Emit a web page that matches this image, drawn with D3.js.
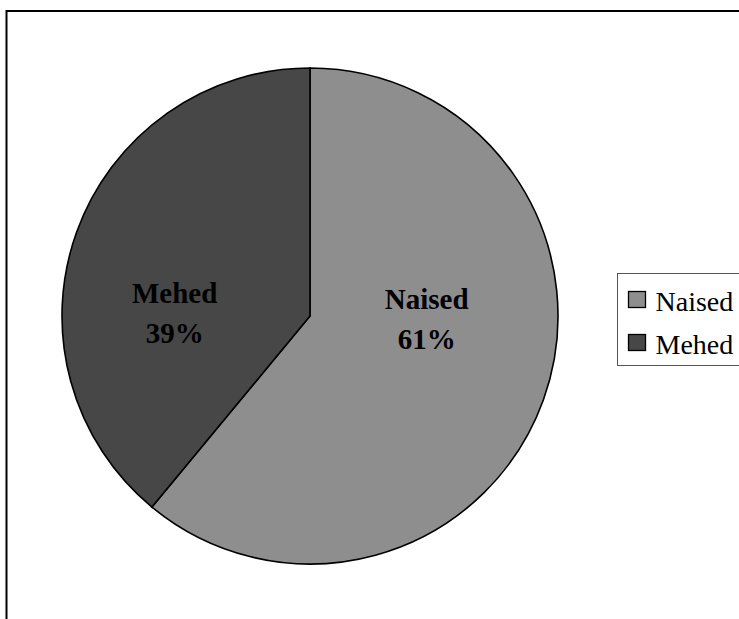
==
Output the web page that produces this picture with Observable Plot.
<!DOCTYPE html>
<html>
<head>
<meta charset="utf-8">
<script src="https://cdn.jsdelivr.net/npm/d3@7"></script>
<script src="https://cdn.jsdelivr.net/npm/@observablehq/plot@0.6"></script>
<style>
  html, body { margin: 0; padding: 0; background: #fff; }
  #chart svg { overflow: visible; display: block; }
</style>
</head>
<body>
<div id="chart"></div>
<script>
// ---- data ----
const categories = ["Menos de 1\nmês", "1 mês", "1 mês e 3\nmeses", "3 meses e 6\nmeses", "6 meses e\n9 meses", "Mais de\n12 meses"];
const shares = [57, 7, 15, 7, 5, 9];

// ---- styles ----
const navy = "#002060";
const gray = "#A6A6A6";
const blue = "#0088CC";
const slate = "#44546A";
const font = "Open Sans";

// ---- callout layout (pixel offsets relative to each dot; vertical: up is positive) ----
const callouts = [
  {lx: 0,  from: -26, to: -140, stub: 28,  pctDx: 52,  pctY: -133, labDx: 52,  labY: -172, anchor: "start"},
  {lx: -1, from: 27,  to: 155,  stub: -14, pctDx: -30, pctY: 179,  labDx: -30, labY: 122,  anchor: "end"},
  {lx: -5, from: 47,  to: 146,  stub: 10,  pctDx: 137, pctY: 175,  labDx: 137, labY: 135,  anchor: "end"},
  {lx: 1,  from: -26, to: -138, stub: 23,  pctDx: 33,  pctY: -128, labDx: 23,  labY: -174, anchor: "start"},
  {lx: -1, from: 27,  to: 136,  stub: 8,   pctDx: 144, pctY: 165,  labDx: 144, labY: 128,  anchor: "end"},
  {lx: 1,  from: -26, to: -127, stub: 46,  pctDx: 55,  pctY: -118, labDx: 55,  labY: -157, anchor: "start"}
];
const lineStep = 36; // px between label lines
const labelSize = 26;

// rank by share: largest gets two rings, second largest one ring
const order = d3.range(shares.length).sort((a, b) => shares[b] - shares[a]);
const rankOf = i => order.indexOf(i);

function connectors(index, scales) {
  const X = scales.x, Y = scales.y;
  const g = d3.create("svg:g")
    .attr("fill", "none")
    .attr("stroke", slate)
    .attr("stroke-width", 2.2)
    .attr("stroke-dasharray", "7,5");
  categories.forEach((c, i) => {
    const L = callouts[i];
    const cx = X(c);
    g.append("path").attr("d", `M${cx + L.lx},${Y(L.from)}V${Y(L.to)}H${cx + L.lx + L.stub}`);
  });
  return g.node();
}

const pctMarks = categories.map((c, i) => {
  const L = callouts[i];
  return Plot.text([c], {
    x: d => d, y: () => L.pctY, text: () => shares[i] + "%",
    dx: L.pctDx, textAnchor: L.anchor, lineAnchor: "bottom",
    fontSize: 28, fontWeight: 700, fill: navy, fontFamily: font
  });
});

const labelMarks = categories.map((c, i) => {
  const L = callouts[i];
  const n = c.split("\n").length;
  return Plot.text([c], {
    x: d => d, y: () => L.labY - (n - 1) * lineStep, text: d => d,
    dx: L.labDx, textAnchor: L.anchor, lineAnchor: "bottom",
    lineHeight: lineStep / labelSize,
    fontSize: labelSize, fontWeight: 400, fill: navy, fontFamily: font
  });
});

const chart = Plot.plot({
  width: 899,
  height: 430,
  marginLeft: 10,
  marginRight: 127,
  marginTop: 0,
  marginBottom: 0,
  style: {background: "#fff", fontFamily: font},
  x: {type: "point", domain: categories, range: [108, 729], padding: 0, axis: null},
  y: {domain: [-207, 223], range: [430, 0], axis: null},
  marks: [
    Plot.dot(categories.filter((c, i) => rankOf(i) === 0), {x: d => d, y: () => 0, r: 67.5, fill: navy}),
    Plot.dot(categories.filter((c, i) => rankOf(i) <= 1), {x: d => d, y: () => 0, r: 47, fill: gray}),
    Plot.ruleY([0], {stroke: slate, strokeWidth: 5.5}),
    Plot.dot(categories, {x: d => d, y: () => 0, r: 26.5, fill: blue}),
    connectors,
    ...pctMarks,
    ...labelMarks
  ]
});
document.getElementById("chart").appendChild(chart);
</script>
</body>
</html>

Work required: Set down, without any change, only the lines from the line that holds "Output the web" through the line that holds "const rankOf = i => order.indexOf(i);", both lines included.

Full response:
Output the web page that produces this picture with Observable Plot.
<!DOCTYPE html>
<html>
<head>
<meta charset="utf-8">
<script src="https://cdn.jsdelivr.net/npm/d3@7"></script>
<script src="https://cdn.jsdelivr.net/npm/@observablehq/plot@0.6"></script>
<style>
  html, body { margin: 0; padding: 0; background: #fff; }
  #chart svg { overflow: visible; display: block; }
</style>
</head>
<body>
<div id="chart"></div>
<script>
// ---- data ----
const categories = ["Menos de 1\nmês", "1 mês", "1 mês e 3\nmeses", "3 meses e 6\nmeses", "6 meses e\n9 meses", "Mais de\n12 meses"];
const shares = [57, 7, 15, 7, 5, 9];

// ---- styles ----
const navy = "#002060";
const gray = "#A6A6A6";
const blue = "#0088CC";
const slate = "#44546A";
const font = "Open Sans";

// ---- callout layout (pixel offsets relative to each dot; vertical: up is positive) ----
const callouts = [
  {lx: 0,  from: -26, to: -140, stub: 28,  pctDx: 52,  pctY: -133, labDx: 52,  labY: -172, anchor: "start"},
  {lx: -1, from: 27,  to: 155,  stub: -14, pctDx: -30, pctY: 179,  labDx: -30, labY: 122,  anchor: "end"},
  {lx: -5, from: 47,  to: 146,  stub: 10,  pctDx: 137, pctY: 175,  labDx: 137, labY: 135,  anchor: "end"},
  {lx: 1,  from: -26, to: -138, stub: 23,  pctDx: 33,  pctY: -128, labDx: 23,  labY: -174, anchor: "start"},
  {lx: -1, from: 27,  to: 136,  stub: 8,   pctDx: 144, pctY: 165,  labDx: 144, labY: 128,  anchor: "end"},
  {lx: 1,  from: -26, to: -127, stub: 46,  pctDx: 55,  pctY: -118, labDx: 55,  labY: -157, anchor: "start"}
];
const lineStep = 36; // px between label lines
const labelSize = 26;

// rank by share: largest gets two rings, second largest one ring
const order = d3.range(shares.length).sort((a, b) => shares[b] - shares[a]);
const rankOf = i => order.indexOf(i);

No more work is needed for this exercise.